Gulfstream's innovative approach, which enabled the G650 to retain the dual 3,000-psi hydraulic circuit design, involves using remotely located, DC-powered packs in hybrid flight control actuators. Seven of the 16 flight control actuators can function either as conventional electrohydraulic actuators or as DC electrically powered actuators in the event of the loss of normal left or right hydraulic pressure. Gulfstream calls these components electric backup hydrostatic actuators, EBHAs for short. The EBHAs can power the ailerons, elevators and rudder, along with the outboard spoilers, thereby providing the redundancy, but not the weight or complexity, of a third hydraulic system.
There's EASA type certification pre–cedence for the dual hydraulic, electric power pack backup design approach. Airbus uses a similar architecture on its A380 super-jumbo and A400M military airlifter, but the electrohydraulic actuators work full-time instead of just being backups.
Aboard the G650, both left and right 3,000-psi hydraulic systems are powered by engine-driven pumps most of the time. The left side does most of the heavy lifting, including powering part of the flight controls, as well as the landing gear, flaps, nosewheel steering and inboard brakes, plus on-side thrust reverser. If the left engine-driven pump is inoperative, a DC auxiliary pump or a right-to-left power transfer unit also can power the left side. The right hydraulic system powers part of the flight controls, along with the outboard brakes and on-side thrust reverser.

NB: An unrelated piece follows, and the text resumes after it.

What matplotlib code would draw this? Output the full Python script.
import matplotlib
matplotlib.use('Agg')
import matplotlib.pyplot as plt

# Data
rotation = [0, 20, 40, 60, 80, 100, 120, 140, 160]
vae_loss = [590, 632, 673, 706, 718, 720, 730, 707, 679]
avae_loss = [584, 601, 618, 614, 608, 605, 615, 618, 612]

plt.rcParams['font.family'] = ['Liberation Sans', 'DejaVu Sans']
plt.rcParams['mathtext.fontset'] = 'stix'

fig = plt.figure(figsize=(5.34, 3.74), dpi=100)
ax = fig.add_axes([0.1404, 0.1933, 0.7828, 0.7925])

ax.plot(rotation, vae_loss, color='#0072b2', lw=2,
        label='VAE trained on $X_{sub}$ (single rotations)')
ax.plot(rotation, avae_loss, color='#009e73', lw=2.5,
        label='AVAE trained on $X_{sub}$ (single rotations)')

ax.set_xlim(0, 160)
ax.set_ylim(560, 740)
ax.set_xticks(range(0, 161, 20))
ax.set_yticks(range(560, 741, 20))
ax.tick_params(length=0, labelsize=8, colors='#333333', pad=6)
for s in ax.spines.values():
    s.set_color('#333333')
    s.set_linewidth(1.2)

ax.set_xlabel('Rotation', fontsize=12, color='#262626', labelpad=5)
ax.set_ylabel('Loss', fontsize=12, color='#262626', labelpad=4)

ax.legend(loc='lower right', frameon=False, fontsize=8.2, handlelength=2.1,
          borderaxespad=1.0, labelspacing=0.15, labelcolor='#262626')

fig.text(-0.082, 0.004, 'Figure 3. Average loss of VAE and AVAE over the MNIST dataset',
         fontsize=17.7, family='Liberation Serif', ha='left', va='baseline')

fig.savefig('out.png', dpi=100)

The main landing gear employs a trailing link design for smooth touchdowns. The brake-by-wire system has both brake temperature and tire pressure monitoring through the EICAS. However, there is no auto-brake function. The nose gear has a digital steer-by-wire with up to 7 deg. of authority through the rudder pedals and up to 80 deg. of authority with the tiller, depending upon groundspeed. If the tiller sensor fails, nosewheel steering authority through the rudders increases to 16 deg. Notably, the nosewheel steering links do not have to be disconnected for towing.
Bleed air is used for wing leading edge and engine cowl anti-ice protection, cabin pressurization and air-conditioning, along with main engine starting and for sucking ambient air through the total air temperature probe. The APU, an external cart or the cross-side engine can supply air for starting a main engine. The APU supplies more bleed air than both engines at idle thrust, so it's advisable to turn off the bleed air from the main engines and use the APU to supply the twin air-cycle machine packs during ground operations in warm weather. In addition, engine ground idle rpm is reduced with the bleeds off, thus there's less residual thrust and reduced need to use the brakes while taxiing.

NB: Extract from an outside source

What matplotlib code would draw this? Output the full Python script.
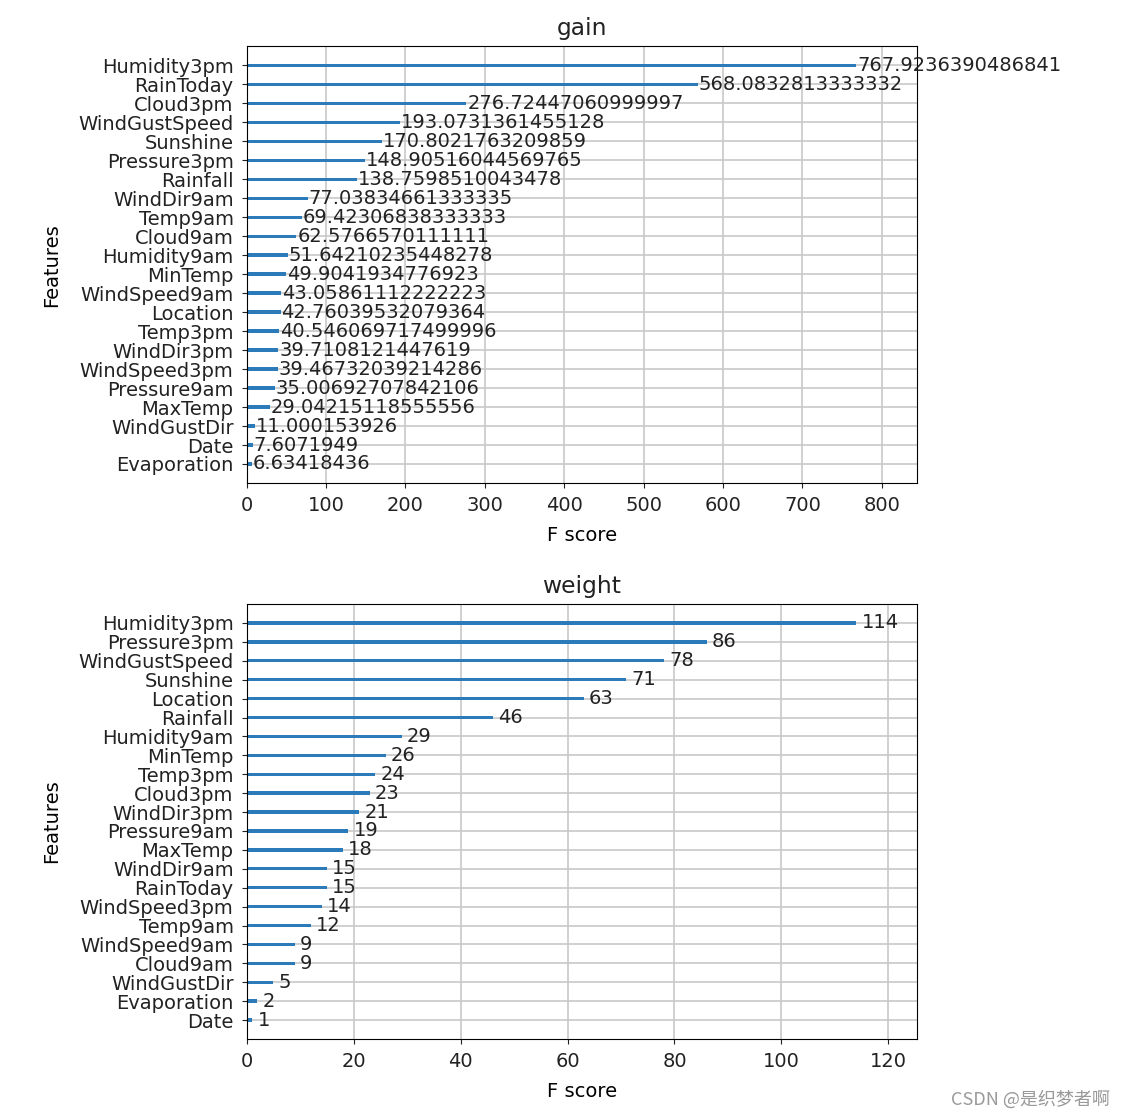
import numpy as np
import matplotlib
matplotlib.use("Agg")
import matplotlib.pyplot as plt

plt.rcParams['font.family'] = ['DejaVu Sans', 'Noto Sans CJK SC']
plt.rcParams['font.size'] = 14
plt.rcParams['xtick.major.pad'] = 6
plt.rcParams['ytick.major.pad'] = 6
plt.rcParams['text.color'] = '#222222'
plt.rcParams['xtick.color'] = '#222222'
plt.rcParams['ytick.color'] = '#222222'

# gain importance (top to bottom as shown)
gain_feats = ["Humidity3pm", "RainToday", "Cloud3pm", "WindGustSpeed", "Sunshine",
              "Pressure3pm", "Rainfall", "WindDir9am", "Temp9am", "Cloud9am",
              "Humidity9am", "MinTemp", "WindSpeed9am", "Location", "Temp3pm",
              "WindDir3pm", "WindSpeed3pm", "Pressure9am", "MaxTemp", "WindGustDir",
              "Date", "Evaporation"]
gain_vals = [767.9236390486841, 568.0832813333332, 276.72447060999997, 193.0731361455128,
             170.8021763209859, 148.9051604456976, 138.7598510043478, 77.03834661333335,
             69.42306838333333, 62.5766570111111, 51.64210235448278, 49.9041934776923,
             43.05861112222223, 42.76039532079364, 40.546069717499996, 39.7108121447619,
             39.46732039214286, 35.00692707842106, 29.04215118555556, 11.000153926,
             7.6071949, 6.63418436]
gain_text = ["767.9236390486841", "568.0832813333332", "276.72447060999997", "193.0731361455128",
             "170.8021763209859", "148.90516044569765", "138.7598510043478", "77.03834661333335",
             "69.42306838333333", "62.5766570111111", "51.64210235448278", "49.9041934776923",
             "43.05861112222223", "42.76039532079364", "40.546069717499996", "39.7108121447619",
             "39.46732039214286", "35.00692707842106", "29.04215118555556", "11.000153926",
             "7.6071949", "6.63418436"]

# weight importance
weight_feats = ["Humidity3pm", "Pressure3pm", "WindGustSpeed", "Sunshine", "Location",
                "Rainfall", "Humidity9am", "MinTemp", "Temp3pm", "Cloud3pm",
                "WindDir3pm", "Pressure9am", "MaxTemp", "WindDir9am", "RainToday",
                "WindSpeed3pm", "Temp9am", "WindSpeed9am", "Cloud9am", "WindGustDir",
                "Evaporation", "Date"]
weight_vals = [114, 86, 78, 71, 63, 46, 29, 26, 24, 23, 21, 19, 18, 15, 15, 14, 12, 9, 9, 5, 2, 1]


def plot_importance(ax, feats, vals, labels, title):
    feats = feats[::-1]
    vals = vals[::-1]
    labels = labels[::-1]
    ylocs = np.arange(len(vals))
    ax.barh(ylocs, vals, align='center', height=0.18, color='#2b7bba')
    for x, y, t in zip(vals, ylocs, labels):
        ax.text(x + 1, y, t, va='center')
    ax.set_yticks(ylocs)
    ax.set_yticklabels(feats)
    ax.set_xlim(0, max(vals) * 1.1)
    ax.set_ylim(-1, len(vals))
    ax.set_title(title, pad=8)
    ax.set_xlabel('F score', labelpad=8)
    ax.set_ylabel('Features', labelpad=12)
    ax.grid(True, color='#c8c8c8', linewidth=1.2)
    ax.set_axisbelow(True)


fig = plt.figure(figsize=(11.24, 11.18), dpi=100)
ax1 = fig.add_axes([0.2195, 0.568, 0.5965, 0.3905])
ax2 = fig.add_axes([0.2195, 0.0707, 0.5965, 0.3890])

plot_importance(ax1, gain_feats, gain_vals, gain_text, "gain")
plot_importance(ax2, weight_feats, weight_vals, [str(v) for v in weight_vals], "weight")

fig.text(0.987, 0.008, "CSDN @是织梦者啊", ha='right', va='bottom', fontsize=13,
         color='#999999', family=['Noto Sans CJK SC', 'DejaVu Sans'])

fig.savefig("out.png", dpi=100)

The interior has three-zone temperature control, with one thermostat in the cockpit and two at opposite ends of the passenger cabin. Chilled air also is used to cool the forward electrical equipment racks. Maximum pressurization is 10.69 psid, so typical cabin altitudes range from 3,000 ft. at FL 410 to 4,850 ft. at FL 510.
The G650 has a fully MSG-3 maintenance friendly design with 600-hr. basic inspection intervals.
Upgraded Passenger Comfort
The G650's passenger cabin is 14-in. wider, 3-in. higher and substantially longer than that of the G550. Finished dimensions are 8.2 ft. wide, 6.3 ft. tall and 42.9 ft. overall length from cockpit divider to the baggage compartment bulkhead. The floor is a full 15-in. wider than the G550's, making it the widest among purpose-built business aircraft. The aircraft's new four radii cross-section was inspired by the non-circular design of G150, one that maximizes head, shoulder and elbow room for the available cross-section. The G650 has 28% more total cabin volume and 30% more floor area, along with 3 in. more legroom in each seating area than the G550. Gulfstream's signature wide oval windows are 16% larger and 3.4-in. higher for better viewing. The 16 cabin windows are by far the largest of any business jet. Yet, the linear weight of the fuselage pressure vessel is essentially the same as that of the G550. That's impressive structural efficiency, considering the aircraft has the highest pressurization of any current production ultra-long-range aircraft.
The G650 has the first electrically controlled and latched door in an FAR Part 25 aircraft. It's 6.3 ft. high by 3.0 ft. wide with an air-stair design having illuminated treads, sturdy left and right hand rails and an offset hinge that increases headroom when entering the vestibule. There is no manual door handle, other than a maintenance door release buried behind the cover. Electric locking and unlocking, along with electric actuation, enables the flight attendant or the flight crew to open or shut the door from their crew stations.